### Provided material
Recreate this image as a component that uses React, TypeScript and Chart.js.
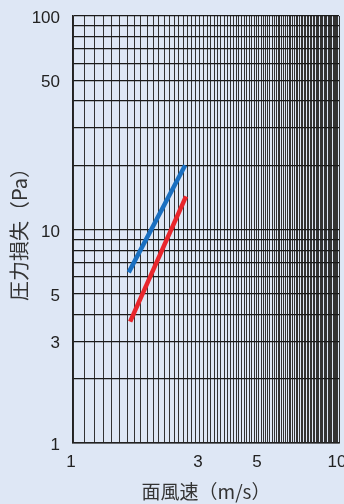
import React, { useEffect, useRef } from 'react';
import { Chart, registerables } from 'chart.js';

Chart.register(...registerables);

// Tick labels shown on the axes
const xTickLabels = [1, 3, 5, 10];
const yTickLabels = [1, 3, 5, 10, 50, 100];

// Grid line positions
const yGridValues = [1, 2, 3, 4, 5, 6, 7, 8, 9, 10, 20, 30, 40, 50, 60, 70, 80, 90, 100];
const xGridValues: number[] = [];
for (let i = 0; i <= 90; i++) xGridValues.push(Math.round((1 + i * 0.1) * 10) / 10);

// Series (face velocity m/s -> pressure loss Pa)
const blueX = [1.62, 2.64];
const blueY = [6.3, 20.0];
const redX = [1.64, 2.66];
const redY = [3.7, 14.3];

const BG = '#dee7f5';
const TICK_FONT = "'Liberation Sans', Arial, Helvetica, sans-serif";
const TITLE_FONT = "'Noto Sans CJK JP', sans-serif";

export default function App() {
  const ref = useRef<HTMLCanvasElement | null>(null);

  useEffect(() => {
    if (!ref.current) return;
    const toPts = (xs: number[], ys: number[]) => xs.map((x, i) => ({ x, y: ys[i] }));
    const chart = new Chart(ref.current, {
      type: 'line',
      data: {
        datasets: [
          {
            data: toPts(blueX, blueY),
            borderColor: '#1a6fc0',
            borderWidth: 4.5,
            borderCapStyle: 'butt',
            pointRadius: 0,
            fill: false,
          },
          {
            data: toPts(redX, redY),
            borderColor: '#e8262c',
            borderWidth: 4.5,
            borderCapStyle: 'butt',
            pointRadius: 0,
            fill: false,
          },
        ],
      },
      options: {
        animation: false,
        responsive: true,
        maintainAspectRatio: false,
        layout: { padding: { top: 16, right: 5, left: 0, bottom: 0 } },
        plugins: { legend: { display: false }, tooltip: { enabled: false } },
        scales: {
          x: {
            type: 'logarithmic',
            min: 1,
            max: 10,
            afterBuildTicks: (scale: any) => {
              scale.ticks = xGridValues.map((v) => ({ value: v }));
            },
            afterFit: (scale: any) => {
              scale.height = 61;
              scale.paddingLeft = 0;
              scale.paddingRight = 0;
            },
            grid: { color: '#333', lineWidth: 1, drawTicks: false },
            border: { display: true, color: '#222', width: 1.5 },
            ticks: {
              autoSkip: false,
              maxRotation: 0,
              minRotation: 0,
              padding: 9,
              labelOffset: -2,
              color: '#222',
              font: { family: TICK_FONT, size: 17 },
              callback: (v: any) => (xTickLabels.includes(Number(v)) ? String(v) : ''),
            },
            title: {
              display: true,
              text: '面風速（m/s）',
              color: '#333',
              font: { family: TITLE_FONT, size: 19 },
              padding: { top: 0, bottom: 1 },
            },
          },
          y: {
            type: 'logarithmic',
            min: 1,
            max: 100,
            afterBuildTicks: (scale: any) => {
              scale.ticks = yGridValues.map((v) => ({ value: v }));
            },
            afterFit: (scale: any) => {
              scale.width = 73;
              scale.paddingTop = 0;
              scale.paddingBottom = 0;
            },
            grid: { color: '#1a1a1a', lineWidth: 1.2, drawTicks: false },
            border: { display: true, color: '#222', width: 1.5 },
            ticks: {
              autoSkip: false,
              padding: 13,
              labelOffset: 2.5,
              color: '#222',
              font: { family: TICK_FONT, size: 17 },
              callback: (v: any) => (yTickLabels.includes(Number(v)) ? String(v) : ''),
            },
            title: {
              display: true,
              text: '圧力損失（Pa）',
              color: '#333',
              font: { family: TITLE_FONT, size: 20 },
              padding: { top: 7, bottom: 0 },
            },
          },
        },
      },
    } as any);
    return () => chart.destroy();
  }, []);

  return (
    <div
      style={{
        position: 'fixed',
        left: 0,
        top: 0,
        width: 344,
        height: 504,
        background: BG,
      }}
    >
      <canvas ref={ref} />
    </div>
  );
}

### Given task
Print the complete listing exactly, apart from any pictures.

### Solution to this task
Recreate this image as a component that uses React, TypeScript and Chart.js.
import React, { useEffect, useRef } from 'react';
import { Chart, registerables } from 'chart.js';

Chart.register(...registerables);

// Tick labels shown on the axes
const xTickLabels = [1, 3, 5, 10];
const yTickLabels = [1, 3, 5, 10, 50, 100];

// Grid line positions
const yGridValues = [1, 2, 3, 4, 5, 6, 7, 8, 9, 10, 20, 30, 40, 50, 60, 70, 80, 90, 100];
const xGridValues: number[] = [];
for (let i = 0; i <= 90; i++) xGridValues.push(Math.round((1 + i * 0.1) * 10) / 10);

// Series (face velocity m/s -> pressure loss Pa)
const blueX = [1.62, 2.64];
const blueY = [6.3, 20.0];
const redX = [1.64, 2.66];
const redY = [3.7, 14.3];

const BG = '#dee7f5';
const TICK_FONT = "'Liberation Sans', Arial, Helvetica, sans-serif";
const TITLE_FONT = "'Noto Sans CJK JP', sans-serif";

export default function App() {
  const ref = useRef<HTMLCanvasElement | null>(null);

  useEffect(() => {
    if (!ref.current) return;
    const toPts = (xs: number[], ys: number[]) => xs.map((x, i) => ({ x, y: ys[i] }));
    const chart = new Chart(ref.current, {
      type: 'line',
      data: {
        datasets: [
          {
            data: toPts(blueX, blueY),
            borderColor: '#1a6fc0',
            borderWidth: 4.5,
            borderCapStyle: 'butt',
            pointRadius: 0,
            fill: false,
          },
          {
            data: toPts(redX, redY),
            borderColor: '#e8262c',
            borderWidth: 4.5,
            borderCapStyle: 'butt',
            pointRadius: 0,
            fill: false,
          },
        ],
      },
      options: {
        animation: false,
        responsive: true,
        maintainAspectRatio: false,
        layout: { padding: { top: 16, right: 5, left: 0, bottom: 0 } },
        plugins: { legend: { display: false }, tooltip: { enabled: false } },
        scales: {
          x: {
            type: 'logarithmic',
            min: 1,
            max: 10,
            afterBuildTicks: (scale: any) => {
              scale.ticks = xGridValues.map((v) => ({ value: v }));
            },
            afterFit: (scale: any) => {
              scale.height = 61;
              scale.paddingLeft = 0;
              scale.paddingRight = 0;
            },
            grid: { color: '#333', lineWidth: 1, drawTicks: false },
            border: { display: true, color: '#222', width: 1.5 },
            ticks: {
              autoSkip: false,
              maxRotation: 0,
              minRotation: 0,
              padding: 9,
              labelOffset: -2,
              color: '#222',
              font: { family: TICK_FONT, size: 17 },
              callback: (v: any) => (xTickLabels.includes(Number(v)) ? String(v) : ''),
            },
            title: {
              display: true,
              text: '面風速（m/s）',
              color: '#333',
              font: { family: TITLE_FONT, size: 19 },
              padding: { top: 0, bottom: 1 },
            },
          },
          y: {
            type: 'logarithmic',
            min: 1,
            max: 100,
            afterBuildTicks: (scale: any) => {
              scale.ticks = yGridValues.map((v) => ({ value: v }));
            },
            afterFit: (scale: any) => {
              scale.width = 73;
              scale.paddingTop = 0;
              scale.paddingBottom = 0;
            },
            grid: { color: '#1a1a1a', lineWidth: 1.2, drawTicks: false },
            border: { display: true, color: '#222', width: 1.5 },
            ticks: {
              autoSkip: false,
              padding: 13,
              labelOffset: 2.5,
              color: '#222',
              font: { family: TICK_FONT, size: 17 },
              callback: (v: any) => (yTickLabels.includes(Number(v)) ? String(v) : ''),
            },
            title: {
              display: true,
              text: '圧力損失（Pa）',
              color: '#333',
              font: { family: TITLE_FONT, size: 20 },
              padding: { top: 7, bottom: 0 },
            },
          },
        },
      },
    } as any);
    return () => chart.destroy();
  }, []);

  return (
    <div
      style={{
        position: 'fixed',
        left: 0,
        top: 0,
        width: 344,
        height: 504,
        background: BG,
      }}
    >
      <canvas ref={ref} />
    </div>
  );
}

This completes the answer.